§ GOAL
Pick out each line of the records in which the word "drawn" appears.

----

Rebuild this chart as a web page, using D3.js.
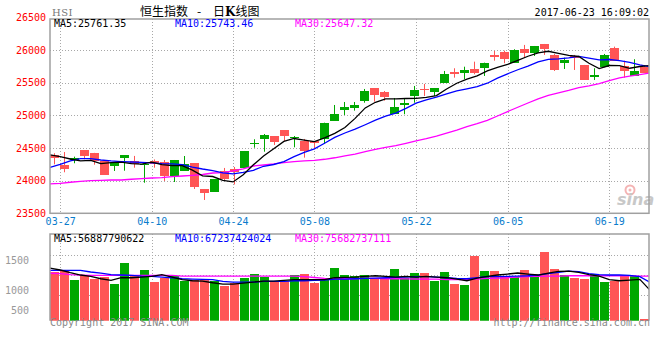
<!DOCTYPE html>
<html><head><meta charset="utf-8">
<script src="https://cdn.jsdelivr.net/npm/d3@7/dist/d3.min.js"></script>
<style>body{margin:0;background:#fff}svg{display:block}</style>
</head><body><svg id="c" width="660" height="360"></svg>
<script>
// ---------- data ----------
const dates = ["03-24","03-27","03-28","03-29","03-30","03-31","04-03","04-05","04-06","04-07",
"04-10","04-11","04-12","04-13","04-18","04-19","04-20","04-21","04-24","04-25",
"04-26","04-27","04-28","05-02","05-04","05-05","05-08","05-09","05-10","05-11",
"05-12","05-15","05-16","05-17","05-18","05-19","05-22","05-23","05-24","05-25",
"05-26","05-29","05-31","06-01","06-02","06-05","06-06","06-07","06-08","06-09",
"06-12","06-13","06-14","06-15","06-16","06-19","06-20","06-21","06-22","06-23"];
const open = [24393,24235,24321,24469,24419,24301,24229,24351,24301,24235,24301,24286,24076,24148,24270,23872,23826,24148,24178,24198,
24567,24638,24683,24775,24668,24607,24607,24638,24913,25086,25117,25219,25418,25357,25020,25178,25300,25408,25357,25500,
25668,25653,25709,25720,25928,25965,25806,26015,25959,26092,25924,25806,25908,25771,25605,25735,26035,25755,25602,25735];
const high = [24419,24438,24367,24469,24425,24305,24266,24388,24378,24260,24324,24316,24316,24377,24270,23872,24025,24194,24209,24454,
24633,24714,24683,24775,24683,24638,24607,24887,25158,25204,25204,25403,25418,25372,25265,25265,25449,25480,25418,25679,
25720,25744,25821,25806,25985,25990,26011,26077,26061,26092,25940,25882,25924,25771,25720,25939,26051,25836,25858,25770];
const low = [24250,24128,24266,24327,24244,24091,24148,24152,24198,23968,24198,23995,23979,24148,23872,23704,23826,23999,23941,24190,
24504,24443,24546,24607,24510,24352,24480,24561,24913,25005,25071,25193,25209,25224,25020,25016,25193,25296,25296,25500,
25576,25552,25628,25602,25836,25797,25806,25882,25908,25924,25679,25709,25694,25541,25541,25735,25832,25576,25602,25653];
const close = [24351,24183,24347,24377,24296,24091,24266,24388,24260,24255,24250,24076,24316,24250,23907,23815,24025,24030,24125,24454,
24577,24699,24591,24683,24675,24459,24572,24887,25020,25128,25158,25372,25316,25285,25127,25185,25388,25388,25418,25633,
25628,25694,25643,25806,25898,25858,26000,25959,26061,26020,25694,25847,25878,25541,25615,25928,25832,25683,25679,25653];
const ma5 = [24393,24367,24331,24301,24311,24259,24275,24284,24260,24252,24284,24246,24231,24229,24160,24073,24063,24005,23980,24090,
24242,24377,24489,24601,24645,24621,24596,24655,24723,24813,24953,25113,25199,25252,25252,25257,25260,25275,25301,25402,
25491,25552,25603,25681,25734,25780,25841,25904,25955,25980,25947,25916,25900,25796,25715,25762,25759,25720,25747,25761];
const ma10 = [24204,24250,24301,24336,24336,24316,24301,24292,24285,24281,24271,24261,24258,24245,24206,24178,24154,24118,24105,24125,
24158,24220,24247,24291,24367,24432,24487,24572,24662,24729,24787,24855,24927,24987,25032,25105,25187,25237,25277,25327,
25374,25406,25439,25491,25568,25635,25697,25754,25818,25857,25863,25879,25902,25876,25847,25854,25838,25810,25772,25743];
const ma30 = [23949,23959,23975,23990,23999,24005,24010,24010,24021,24030,24040,24045,24060,24071,24082,24094,24117,24122,24148,24181,
24224,24239,24255,24275,24290,24301,24311,24327,24350,24378,24405,24445,24477,24508,24535,24572,24609,24642,24681,24727,
24773,24827,24871,24923,24989,25057,25123,25188,25252,25304,25342,25380,25423,25451,25483,25532,25574,25600,25622,25647];
const volume = [1300,1339,1167,1256,1183,1217,1106,1450,1250,1333,1139,1211,1244,1156,1172,1172,1156,1072,1117,1206,
1272,1222,1156,1150,1256,1272,1122,1183,1372,1256,1239,1256,1200,1183,1350,1200,1289,1289,1156,1306,
1106,1089,1572,1322,1322,1222,1222,1339,1256,1639,1350,1256,1206,1189,1267,1139,1156,1250,1239,533];
const vma5 = [1372,1339,1295,1256,1233,1194,1167,1211,1211,1222,1233,1261,1222,1178,1161,1156,1128,1106,1106,1122,
1139,1156,1156,1167,1178,1178,1178,1178,1211,1217,1222,1233,1244,1233,1222,1233,1222,1233,1222,1211,
1189,1161,1206,1233,1256,1272,1289,1272,1256,1289,1317,1322,1300,1261,1239,1178,1161,1172,1183,1005];
const vma10 = [1333,1333,1333,1333,1306,1289,1261,1256,1250,1239,1233,1222,1211,1194,1189,1183,1178,1150,1139,1139,
1139,1150,1150,1150,1161,1161,1167,1172,1189,1189,1194,1200,1206,1211,1217,1222,1228,1228,1222,1211,
1200,1194,1211,1228,1228,1233,1239,1244,1256,1278,1300,1322,1311,1278,1261,1256,1256,1250,1228,1133];
const vma30 = [1285,1280,1262,1255,1250,1250,1250,1250,1250,1250,1250,1250,1250,1239,1239,1239,1239,1239,1239,1239,
1239,1239,1239,1239,1239,1230,1215,1200,1192,1194,1194,1200,1200,1194,1194,1192,1190,1189,1189,1178,
1178,1183,1189,1200,1206,1211,1222,1228,1233,1239,1239,1244,1244,1244,1244,1244,1244,1244,1239,1239];
const priceTicks = [23500,24000,24500,25000,25500,26000,26500];
const volTicks = [500,1000,1500];
const dateTicks = ["03-27","04-10","04-24","05-08","05-22","06-05","06-19"];
const priceLegend = ["MA5:25761.35","MA10:25743.46","MA30:25647.32"];
const volLegend = ["MA5:56887790622","MA10:67237424024","MA30:75682737111"];
const legendColors = ["#000000","#0000ff","#ff00ff"];

// ---------- layout ----------
const N = dates.length;
const L = 50, R = 649, T = 19, B = 213.3;
const VT = 234, VB = 320.7;
const RED = "#ff5555", GREEN = "#00a800", GRID = "#a8a8a8", FRAME = "#a0a0a0";
const MONO = "'DejaVu Sans Mono', 'Liberation Mono', monospace";

const svg = d3.select("#c");
svg.append("rect").attr("width",660).attr("height",360).attr("fill","#fff");

const y = d3.scaleLinear().domain([23500,26500]).range([213.3,17.3]);
const yv = d3.scaleLinear().domain([500,1500]).range([320.6,260.3]);
const xBar = d3.scaleLinear().domain([0,N]).range([50,650]);     // slot left edges (10px)
const xLine = d3.scaleLinear().domain([0,N-1]).range([50,650]);  // line / grid positions
const barW = xBar(1) - xBar(0) - 1;
const col = i => close[i] >= open[i] ? GREEN : RED;
const idx = d3.range(N);
const gridX = dateTicks.map(d => xLine(dates.indexOf(d)));

const defs = svg.append("defs");
defs.append("clipPath").attr("id","cm").append("rect").attr("x",L).attr("y",T).attr("width",R-L).attr("height",B-T);
defs.append("clipPath").attr("id","cv").append("rect").attr("x",L).attr("y",VT).attr("width",R-L).attr("height",VB-VT);

// ---------- main grid ----------
const grid = svg.append("g").attr("stroke",GRID).attr("stroke-dasharray","1,2").attr("shape-rendering","crispEdges");
grid.selectAll("line.h").data(priceTicks.filter(v=>v>23500 && v<26500)).join("line")
  .attr("x1",L).attr("x2",R).attr("y1",d=>Math.round(y(d))+0.5).attr("y2",d=>Math.round(y(d))+0.5);
grid.selectAll("line.v").data(gridX).join("line").attr("class","v")
  .attr("x1",d=>Math.round(d)+0.5).attr("x2",d=>Math.round(d)+0.5).attr("y1",T).attr("y2",B);

// watermark
const wm = svg.append("g");
wm.append("circle").attr("cx",630).attr("cy",190).attr("r",4.5).attr("fill","none").attr("stroke","#f4b4b4").attr("stroke-width",2);
wm.append("circle").attr("cx",630).attr("cy",190).attr("r",1.5).attr("fill","#f4b4b4");
wm.append("text").attr("x",617).attr("y",205).attr("font-family","'DejaVu Sans', sans-serif").attr("font-style","italic")
  .attr("font-weight","bold").attr("font-size",16).attr("fill","#c8c8c8").text("sina");

// ---------- candles ----------
const cg = svg.append("g").attr("clip-path","url(#cm)");
cg.selectAll("line.w").data(idx).join("line")
  .attr("x1",i=>xBar(i)+barW/2).attr("x2",i=>xBar(i)+barW/2)
  .attr("y1",i=>y(high[i])).attr("y2",i=>y(low[i]))
  .attr("stroke",col).attr("stroke-width",1);
cg.selectAll("rect.b").data(idx).join("rect")
  .attr("x",i=>xBar(i)).attr("width",barW)
  .attr("y",i=>y(Math.max(open[i],close[i])))
  .attr("height",i=>Math.max(1.5,Math.abs(y(open[i])-y(close[i]))))
  .attr("fill",col).attr("shape-rendering","crispEdges");

const lineMain = d3.line().x((d,i)=>xLine(i)).y(d=>y(d));
[[ma30,"#ff00ff"],[ma10,"#0000ff"],[ma5,"#000000"]].forEach(([arr,c])=>{
  cg.append("path").attr("d",lineMain(arr)).attr("fill","none").attr("stroke",c).attr("stroke-width",1.3);
});

// frame
const fr = svg.append("g").attr("stroke",FRAME).attr("stroke-width",1.5).attr("fill","none");
fr.append("rect").attr("x",L).attr("y",T).attr("width",R-L).attr("height",B-T);

// y axis (price)
const ya = svg.append("g").attr("transform",`translate(${L},0)`)
  .call(d3.axisLeft(y).tickValues(priceTicks).tickSize(0).tickPadding(4).tickFormat(d3.format("d")));
ya.select(".domain").remove();
ya.selectAll("text").attr("fill","#f00").attr("font-family",MONO).attr("font-size",10);

// x axis (dates)
const xa = svg.append("g").attr("transform",`translate(0,${B})`)
  .call(d3.axisBottom(xLine).tickValues(dateTicks.map(d=>dates.indexOf(d))).tickSize(0).tickPadding(5).tickFormat(i=>dates[i]));
xa.select(".domain").remove();
xa.selectAll("text").attr("fill","#0a7ccc").attr("font-family",MONO).attr("font-size",10);

// legends
const legX = [54,175,295];
svg.selectAll("text.pl").data(priceLegend).join("text").attr("class","pl")
  .attr("x",(d,i)=>legX[i]).attr("y",27).attr("fill",(d,i)=>legendColors[i])
  .attr("font-family",MONO).attr("font-size",10).text(d=>d);

// title
svg.append("text").attr("x",52).attr("y",16).attr("font-family","'DejaVu Serif', 'Liberation Serif', serif")
  .attr("font-size",10).attr("fill","#777").attr("letter-spacing","0.5").text("HSI");
const tt = svg.append("text").attr("y",16).attr("font-family","'Noto Sans CJK SC', sans-serif").attr("font-size",12).attr("fill","#000");
tt.append("tspan").attr("x",140).text("恒生指数");
tt.append("tspan").attr("x",197).text("-");
tt.append("tspan").attr("x",213).text("日");
tt.append("tspan").attr("font-weight","bold").attr("font-family","'DejaVu Serif', serif").text("K");
tt.append("tspan").text("线图");
svg.append("text").attr("x",649).attr("y",16).attr("text-anchor","end").attr("font-family",MONO)
  .attr("font-size",10).attr("fill","#000").text("2017-06-23 16:09:02");

// ---------- volume panel ----------
const vgrid = svg.append("g").attr("stroke",GRID).attr("stroke-dasharray","1,2").attr("shape-rendering","crispEdges");
vgrid.selectAll("line.h").data([255.5,275.5,295.5]).join("line")
  .attr("x1",L).attr("x2",R).attr("y1",d=>d).attr("y2",d=>d);
vgrid.selectAll("line.v").data(gridX).join("line").attr("class","v")
  .attr("x1",d=>Math.round(d)+0.5).attr("x2",d=>Math.round(d)+0.5).attr("y1",VT).attr("y2",VB);

const vg = svg.append("g").attr("clip-path","url(#cv)");
vg.selectAll("rect").data(idx).join("rect")
  .attr("x",i=>xBar(i)).attr("width",barW)
  .attr("y",i=>yv(volume[i])).attr("height",i=>yv(500)-yv(volume[i]))
  .attr("fill",col).attr("shape-rendering","crispEdges");
const lineVol = d3.line().x((d,i)=>xLine(i)).y(d=>yv(d));
[[vma30,"#ff00ff"],[vma10,"#0000ff"],[vma5,"#000000"]].forEach(([arr,c])=>{
  vg.append("path").attr("d",lineVol(arr)).attr("fill","none").attr("stroke",c).attr("stroke-width",1.3);
});
const vfr = svg.append("g").attr("stroke",FRAME).attr("stroke-width",1.5).attr("fill","none");
vfr.append("path").attr("d",`M${L},${VB}V${VT}H${R}V${VB}`);

const va = svg.append("g").attr("transform",`translate(29,0)`)
  .call(d3.axisLeft(yv).tickValues(volTicks).tickSize(0).tickPadding(0).tickFormat(d3.format("d")));
va.select(".domain").remove();
va.selectAll("text").attr("fill","#999").attr("font-family",MONO).attr("font-size",10)
  .attr("dy",d=>d===500?"-0.7em":"0.32em");

svg.selectAll("text.vl").data(volLegend).join("text").attr("class","vl")
  .attr("x",(d,i)=>legX[i]).attr("y",242).attr("fill",(d,i)=>legendColors[i])
  .attr("font-family",MONO).attr("font-size",10).text(d=>d);

svg.append("text").attr("x",50).attr("y",326).attr("font-family",MONO).attr("font-size",10).attr("fill","#888")
  .text("Copyright 2017 SINA.COM");
svg.append("text").attr("x",650).attr("y",326).attr("text-anchor","end").attr("font-family",MONO).attr("font-size",10).attr("fill","#888")
  .text("http://finance.sina.com.cn");
</script></body></html>
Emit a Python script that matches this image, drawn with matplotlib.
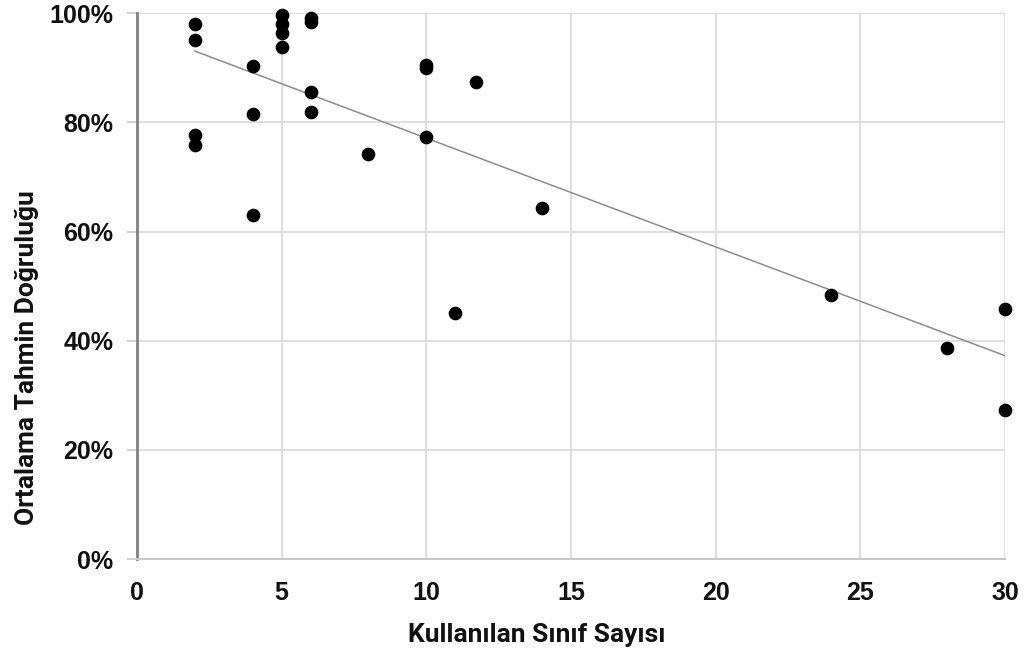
import numpy as np
import matplotlib
matplotlib.use('Agg')
import matplotlib.pyplot as plt
from matplotlib.ticker import PercentFormatter

# sınıf sayısı ve ortalama doğruluk (%)
sinif_sayisi = [2, 2, 2, 2,
                4, 4, 4,
                5, 5, 5, 5,
                6, 6, 6, 6,
                8, 10, 10, 10, 11, 11.7, 14,
                24, 28, 30, 30]
dogruluk = [98.1, 95.1, 77.7, 75.9,
            90.4, 81.6, 63.0,
            99.7, 98.1, 96.4, 93.9,
            99.2, 98.4, 85.5, 82.0,
            74.2, 90.5, 90.0, 77.3, 45.0, 87.4, 64.3,
            48.3, 38.6, 45.8, 27.4]

x_ticks = [0, 5, 10, 15, 20, 25, 30]
y_ticks = [0, 20, 40, 60, 80, 100]

fig = plt.figure(figsize=(10.27, 6.57), dpi=100)
ax = fig.add_axes([0.1334, 0.149, 0.8452, 0.8308])

ax.grid(True, color='#d9d9d9', linewidth=1.2)
ax.set_axisbelow(True)

# doğrusal eğilim çizgisi
x = np.array(sinif_sayisi)
y = np.array(dogruluk)
m, b = np.polyfit(x, y, 1)
xs = np.array([x.min(), x.max()])
ax.plot(xs, m * xs + b, color='#8c8c8c', linewidth=1.1, zorder=2)

ax.scatter(x, y, s=78, color='black', zorder=3, clip_on=False)

ax.set_xlim(0, 30)
ax.set_ylim(0, 100)
ax.set_xticks(x_ticks)
ax.set_yticks(y_ticks)
ax.yaxis.set_major_formatter(PercentFormatter(decimals=0))

for s in ['top', 'right']:
    ax.spines[s].set_visible(False)
ax.spines['left'].set_color('#808080')
ax.spines['left'].set_linewidth(2)
ax.spines['bottom'].set_color('#c8c8c8')
ax.spines['bottom'].set_linewidth(1.5)

ax.tick_params(axis='y', length=7, width=1.2, color='#c8c8c8', pad=10, labelcolor='#111111')
ax.tick_params(axis='x', length=0, pad=16, labelcolor='#111111')
for lab in ax.get_xticklabels() + ax.get_yticklabels():
    lab.set_fontfamily('Liberation Sans')
    lab.set_fontweight('bold')
    lab.set_fontsize(18)

label_font = dict(family=['Roboto', 'DejaVu Sans'], weight='bold', size=19, color='#111111')
ax.set_xlabel('Kullanılan Sınıf Sayısı', **label_font)
ax.set_ylabel('Ortalama Tahmin Doğruluğu', **label_font)
ax.xaxis.set_label_coords(0.46, -0.117)
ax.yaxis.set_label_coords(-0.113, 0.37)

fig.savefig('out.png', dpi=100)
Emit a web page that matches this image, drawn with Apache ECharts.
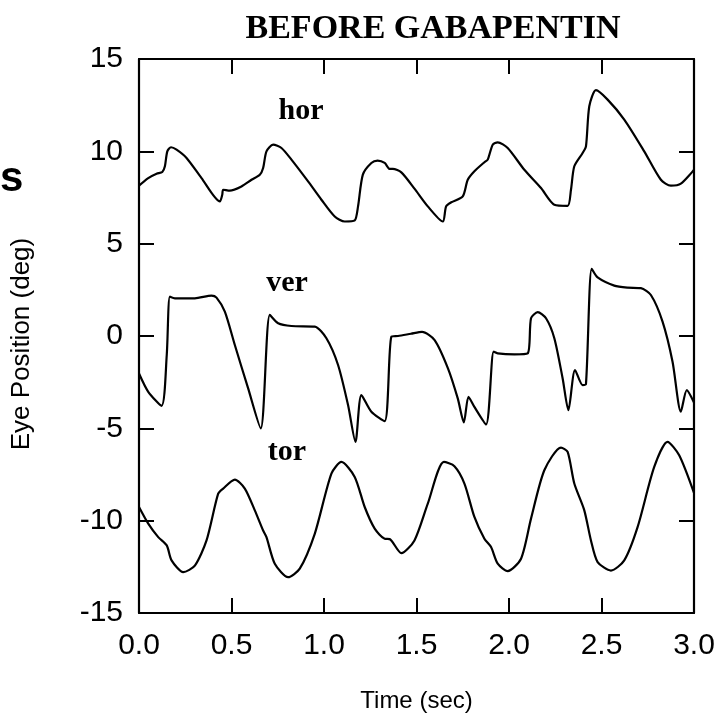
<!DOCTYPE html>
<html>
<head>
<meta charset="utf-8">
<script src="https://cdn.jsdelivr.net/npm/echarts@6/dist/echarts.min.js"></script>
<style>
html,body{margin:0;padding:0;background:#fff;}
#chart{width:726px;height:724px;}
</style>
</head>
<body>
<div id="chart"></div>
<script>
// ---- data ----
var horT = [0, 0.05, 0.095, 0.126, 0.14, 0.153, 0.173, 0.203, 0.257, 0.338, 0.437, 0.45, 0.455, 0.491, 0.554, 0.608, 0.653, 0.671, 0.689, 0.725, 0.77, 0.824, 0.914, 0.986, 1.058, 1.112, 1.166, 1.184, 1.21, 1.256, 1.29, 1.328, 1.355, 1.372, 1.418, 1.489, 1.561, 1.642, 1.66, 1.688, 1.75, 1.777, 1.813, 1.867, 1.885, 1.912, 1.939, 1.993, 2.083, 2.173, 2.245, 2.317, 2.335, 2.353, 2.398, 2.416, 2.434, 2.47, 2.533, 2.623, 2.731, 2.821, 2.875, 2.929, 3.0];
var horV = [8.14, 8.55, 8.79, 8.88, 9.19, 10.0, 10.22, 10.09, 9.64, 8.55, 7.29, 7.65, 7.92, 7.87, 8.10, 8.46, 8.73, 9.10, 10.0, 10.36, 10.18, 9.55, 8.37, 7.38, 6.47, 6.20, 6.26, 7.02, 8.74, 9.37, 9.50, 9.37, 9.05, 9.05, 8.86, 7.98, 7.02, 6.20, 7.02, 7.24, 7.56, 8.46, 8.92, 9.41, 9.55, 10.36, 10.49, 10.18, 9.0, 8.01, 7.11, 7.05, 7.92, 9.19, 9.91, 10.27, 12.44, 13.31, 12.8, 11.72, 10.0, 8.46, 8.14, 8.25, 9.0];

var verT = [0, 0.05, 0.122, 0.15, 0.167, 0.194, 0.302, 0.392, 0.419, 0.464, 0.518, 0.59, 0.658, 0.707, 0.752, 0.824, 0.95, 1.013, 1.076, 1.13, 1.17, 1.202, 1.256, 1.328, 1.364, 1.4, 1.47, 1.53, 1.598, 1.67, 1.723, 1.756, 1.781, 1.813, 1.876, 1.917, 1.939, 2.029, 2.101, 2.119, 2.155, 2.2, 2.245, 2.29, 2.321, 2.357, 2.398, 2.416, 2.447, 2.479, 2.569, 2.641, 2.713, 2.767, 2.83, 2.884, 2.929, 2.961, 3.0];
var verV = [-2.03, -3.02, -3.78, -1.03, 2.13, 2.04, 2.04, 2.19, 2.08, 1.32, -0.49, -2.84, -5.0, 1.14, 0.69, 0.54, 0.51, -0.12, -1.57, -3.74, -5.73, -3.2, -4.1, -4.61, -0.04, 0.0, 0.12, 0.22, -0.22, -1.75, -3.38, -4.68, -3.29, -3.84, -4.79, -0.85, -0.94, -0.99, -0.94, 0.96, 1.29, 0.96, -0.12, -2.3, -4.02, -1.84, -2.66, -2.6, 3.64, 3.17, 2.73, 2.62, 2.59, 2.22, 0.78, -1.39, -4.1, -2.93, -3.6];

var torT = [0, 0.05, 0.104, 0.15, 0.176, 0.239, 0.302, 0.365, 0.428, 0.455, 0.518, 0.572, 0.626, 0.671, 0.689, 0.734, 0.806, 0.869, 0.95, 1.04, 1.094, 1.166, 1.22, 1.274, 1.328, 1.355, 1.418, 1.489, 1.561, 1.648, 1.705, 1.759, 1.813, 1.867, 1.903, 1.939, 1.993, 2.065, 2.119, 2.191, 2.281, 2.317, 2.353, 2.407, 2.443, 2.479, 2.551, 2.623, 2.695, 2.785, 2.857, 2.92, 3.0];
var torV = [-9.26, -10.16, -10.89, -11.34, -12.15, -12.79, -12.43, -11.07, -8.54, -8.26, -7.78, -8.26, -9.44, -10.53, -10.89, -12.33, -13.06, -12.6, -10.71, -7.45, -6.82, -7.63, -9.26, -10.43, -10.98, -11.0, -11.76, -11.07, -9.08, -6.82, -7.05, -7.99, -9.8, -10.98, -11.43, -12.33, -12.73, -12.06, -9.89, -7.27, -6.04, -6.28, -7.99, -9.44, -11.07, -12.24, -12.7, -12.15, -10.35, -7.09, -5.73, -6.46, -8.5];

var traceNames = ['hor', 'ver', 'tor'];
var nameT = [0.876, 0.80, 0.80];
var nameV = [12.15, 2.88, -6.29];

var titleText = 'BEFORE GABAPENTIN';
var xName = 'Time (sec)';
var yName = 'Eye Position (deg)';

function zip(a, b) { return a.map(function (v, i) { return [v, b[i]]; }); }

var chart = echarts.init(document.getElementById('chart'), null, {renderer: 'canvas'});

var sans = 'Liberation Sans, Arial, Helvetica, sans-serif';
var serif = 'Liberation Serif, Times New Roman, serif';
var axisLine = {show: true, onZero: false, lineStyle: {color: '#000', width: 2.2}};
var tick = {show: true, inside: true, length: 15, lineStyle: {color: '#000', width: 2}};

var lineStyle = {color: '#000', width: 2.2};
function lineSeries(t, v) {
  return {
    type: 'line', data: zip(t, v), showSymbol: false, symbol: 'none',
    smooth: 0.25, lineStyle: lineStyle, xAxisIndex: 0, yAxisIndex: 0,
    animation: false, silent: true
  };
}

var option = {
  backgroundColor: '#fff',
  animation: false,
  title: {
    text: titleText, left: 428, top: 7, textAlign: 'center',
    textStyle: {fontFamily: serif, fontWeight: 'bold', fontSize: 34, color: '#000'}
  },
  grid: {left: 139, right: 32, top: 59, bottom: 111, containLabel: false},
  xAxis: [
    {
      type: 'value', position: 'bottom', min: 0, max: 3, interval: 0.5,
      axisLine: axisLine, axisTick: tick, splitLine: {show: false},
      axisLabel: {show: true, margin: 18, fontFamily: sans, fontSize: 30, color: '#000',
        formatter: function (v) { return v.toFixed(1); }},
      name: xName, nameLocation: 'middle', nameGap: 76,
      nameTextStyle: {fontFamily: sans, fontSize: 24, color: '#000'}
    },
    {
      type: 'value', position: 'top', min: 0, max: 3, interval: 0.5,
      axisLine: axisLine, axisTick: tick, splitLine: {show: false},
      axisLabel: {show: false}
    }
  ],
  yAxis: [
    {
      type: 'value', position: 'left', min: -15, max: 15, interval: 5,
      axisLine: axisLine, axisTick: tick, splitLine: {show: false},
      axisLabel: {show: true, margin: 16, fontFamily: sans, fontSize: 30, color: '#000'},
      name: yName, nameLocation: 'middle', nameGap: 104, nameRotate: 90,
      nameTextStyle: {fontFamily: sans, fontSize: 26, color: '#000', padding: [0, 16, 0, 0]}
    },
    {
      type: 'value', position: 'right', min: -15, max: 15, interval: 5,
      axisLine: axisLine, axisTick: tick, splitLine: {show: false},
      axisLabel: {show: false}
    }
  ],
  graphic: [
    {type: 'text', left: 0, top: 158, style: {text: 's', font: 'bold 42px ' + sans, fill: '#000'}}
  ],
  series: [
    lineSeries(horT, horV),
    lineSeries(verT, verV),
    lineSeries(torT, torV),
    {
      type: 'scatter', symbolSize: 0, xAxisIndex: 0, yAxisIndex: 0, silent: true,
      itemStyle: {opacity: 1},
      data: nameT.map(function (t, i) { return {value: [t, nameV[i]], name: traceNames[i]}; }),
      label: {show: true, position: 'inside', formatter: '{b}', align: 'center', verticalAlign: 'middle',
        fontFamily: serif, fontWeight: 'bold', fontSize: 30, color: '#000', opacity: 1}
    }
  ]
};
chart.setOption(option);
</script>
</body>
</html>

----

§ ANSWER TO THE PROBLEM
Emit a Python script that matches this image, drawn with matplotlib.
Emit a web page that matches this image, drawn with Apache ECharts.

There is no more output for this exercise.